As asked by Ann Mere here.
My question: I have a mormon friend whose husband is an anti-mormon Christian active in a ministry to save people out of mormonism. When he asks his mormon wife about the mormon church she will never have a discussion with him. Would she be able to get a temple recommend when she is married to someone who actively opposes mormonsm?
Also would she be able to go to the Celestial Kingdom living with this dogmatic non-believer in the LDS church and opposition to the mormon prophets, apostles, presidents?
Ann later posted this:
I asked a question on 6/6 about my Christian friend who is anti-mormon, but married to a mormon. I have subsequently found out that his wife does have a temple recommend and does go to the temple. This sounds like an oxymoron or should I say oxymormon because there is one temple recommend question that her life violates, that is she is closely affiliated with and married to a rabid anti-mormon Christian who has his own Christian ministry on the internet and goes to mormon events to hand out Christian literature.
Can bishops just violate the temple recommend questions anytime they want to? Are the questions meant to be followed or can anyone just decide which questions they will answer truthfully and which questions they will ignore?
I answer these questions with no authority to do such, and based solely on what I think is a logical conclusion. If anyone has a different opinion they’re welcome to chime in.
1. Yes, someone who is married to an anti-Mormon can get a temple recommend.
2. Yes, someone who is married to an anti-Mormon can still go the Celestial Kingdom. It’s possible the anti-Mormon could too.
3. Yes, bishops can violate the temple recommend questions. Are they supposed to? No, but they could.
4. Yes, the questions are meant to be followed. Are they always followed? No, although I think 99% of the time they are.
5. Yes, anyone can decide which questions they will answer truthfully and which they will ignore, just as people can choose whether they want to maintain the speed limit or ignore it. What can’t be ignored are the eternal consequences of one’s decisions.
But I think the real question here is with regards to the question Ann referred to that goes something like “Do you affiliate with any group or individual whose teachings or practices are contrary to or oppose those accepted by The Church of Jesus Christ of Latter-day Saints?”
One could read this question and come to the conclusion that if someone is married to an anti-Mormon, then they are not worthy of holding a temple recommend. However, this depends on what the meaning of “affiliate” is. Again, I speak with no authority, just logic and common sense (I hope), but I assume the implied meaning of the word “affiliate” in this context is to join oneself to, agree with, support, etc. I don’t believe it means associate with, converse with, live with, sell services to, etc. In other words, you can be married to an anti-Mormon, and you’re perfectly worthy of holding a temple recommend unless you agree with him and help him distribute his pamphlets. Heck, maybe it’s even more lenient than that. I mean, if Senate Majority Leader Harry Reid’s temple recommend is valid, then I’m not sure what it would take to be found on the wrong side of this question.

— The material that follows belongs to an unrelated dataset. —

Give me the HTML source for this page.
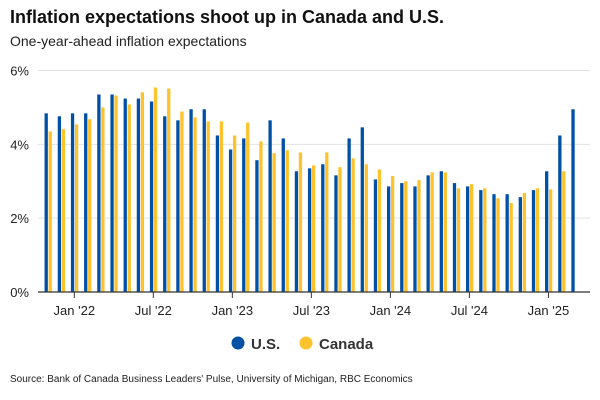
<!DOCTYPE html>
<html><head><meta charset="utf-8"><style>
body{margin:0;width:600px;height:400px;background:#fff;font-family:"Liberation Sans",sans-serif;overflow:hidden;position:relative}
.t{position:absolute;left:10px;top:7px;font-size:18px;font-weight:bold;color:#111}
.s{position:absolute;left:10px;top:33px;font-size:14px;color:#222}
.src{position:absolute;left:10px;top:374px;font-size:10px;color:#222}
</style></head><body>
<div class="t">Inflation expectations shoot up in Canada and U.S.</div>
<div class="s">One-year-ahead inflation expectations</div>
<svg id="c" width="600" height="400" style="position:absolute;left:0;top:0"></svg>
<div class="src">Source: Bank of Canada Business Leaders' Pulse, University of Michigan, RBC Economics</div>
<script>
const months = ["Nov'21","Dec'21","Jan'22","Feb'22","Mar'22","Apr'22","May'22","Jun'22","Jul'22","Aug'22","Sep'22","Oct'22","Nov'22","Dec'22","Jan'23","Feb'23","Mar'23","Apr'23","May'23","Jun'23","Jul'23","Aug'23","Sep'23","Oct'23","Nov'23","Dec'23","Jan'24","Feb'24","Mar'24","Apr'24","May'24","Jun'24","Jul'24","Aug'24","Sep'24","Oct'24","Nov'24","Dec'24","Jan'25","Feb'25","Mar'25"];
const usValues = [4.84,4.76,4.84,4.84,5.35,5.35,5.24,5.24,5.16,4.76,4.65,4.95,4.95,4.24,3.86,4.16,3.57,4.65,4.16,3.27,3.35,3.46,3.16,4.16,4.46,3.05,2.86,2.95,2.86,3.16,3.27,2.95,2.86,2.76,2.65,2.65,2.57,2.76,3.27,4.24,4.95];
const canadaValues = [4.35,4.41,4.54,4.68,5.0,5.32,5.08,5.41,5.54,5.51,4.89,4.73,4.62,4.62,4.24,4.59,4.08,3.76,3.84,3.78,3.43,3.78,3.38,3.62,3.46,3.32,3.14,3.0,3.03,3.24,3.24,2.81,2.92,2.81,2.54,2.41,2.68,2.81,2.78,3.27,null];
const yTicks = [0,2,4,6];
const xTickLabels = ["Jan '22","Jul '22","Jan '23","Jul '23","Jan '24","Jul '24","Jan '25"];
const xTickIdx = [2,8,14,20,26,32,38];

const NS="http://www.w3.org/2000/svg", svg=document.getElementById('c');
const X0=38,X1=590,Y0=292,Y6=70.5;
const y=v=>Y0-(v/6)*(Y0-Y6);
const x=i=>74.3+(i-2)*13.17;
function mk(t,a,txt){const e=document.createElementNS(NS,t);for(const k in a)e.setAttribute(k,a[k]);if(txt!=null)e.textContent=txt;svg.appendChild(e);return e;}
yTicks.forEach(v=>{
  if(v>0){const g=mk('line',{x1:X0,x2:X1,y1:y(v),y2:y(v),stroke:'#e3e3e3','stroke-width':1});
  
  }
  const t=mk('text',{x:29,y:y(v)+5,'text-anchor':'end','font-size':13,fill:'#222'},v+'%');
  
  
});
months.forEach((m,i)=>{
  const cx=x(i);
  if(usValues[i]!=null){const r=mk('rect',{x:cx-3.4,y:y(usValues[i]),width:3.3,height:Y0-y(usValues[i]),fill:'#0051a5'});
  
  }
  if(canadaValues[i]!=null){const r=mk('rect',{x:cx+0.6,y:y(canadaValues[i]),width:3.3,height:Y0-y(canadaValues[i]),fill:'#fec22d'});
  
  }
});
const ax=mk('line',{x1:X0,x2:X1,y1:Y0,y2:Y0,stroke:'#333','stroke-width':1.3});


xTickIdx.forEach((idx,k)=>{
  const cx=x(idx);
  const l=mk('line',{x1:cx,x2:cx,y1:Y0,y2:Y0+6,stroke:'#333','stroke-width':1});
  
  
  const t=mk('text',{x:cx,y:315,'text-anchor':'middle','font-size':13,fill:'#222'},xTickLabels[k]);
  
  
});
[["U.S.","#0051a5",238],["Canada","#fec22d",306]].forEach(([n,c,lx])=>{
  const ci=mk('circle',{cx:lx,cy:343,r:6.5,fill:c});
  
  
  const t=mk('text',{x:lx+13,y:349,'font-size':15,'font-weight':'bold',fill:'#333'},n);
  
  
});
</script>
</body></html>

Ok, I’m joking, of course. I believe the question is not meant to cast a wide net and include a large group of people, but rather is in the interview questions in order to call out those who are actively working against the Mormon church in an organized manner. Although many of the general tenets of the Democrat Party are decidedly at odds with Mormon doctrine (not to say some Republican beliefs aren’t contrary to Mormon doctrine either), the Democrat Party does not have it as its goal the destruction of the LDS Church. There are individuals and groups that do have this as their express intent, and it would be affiliating yourself (i.e. actively supporting) to those individuals and groups that would put you on the wrong side of the question.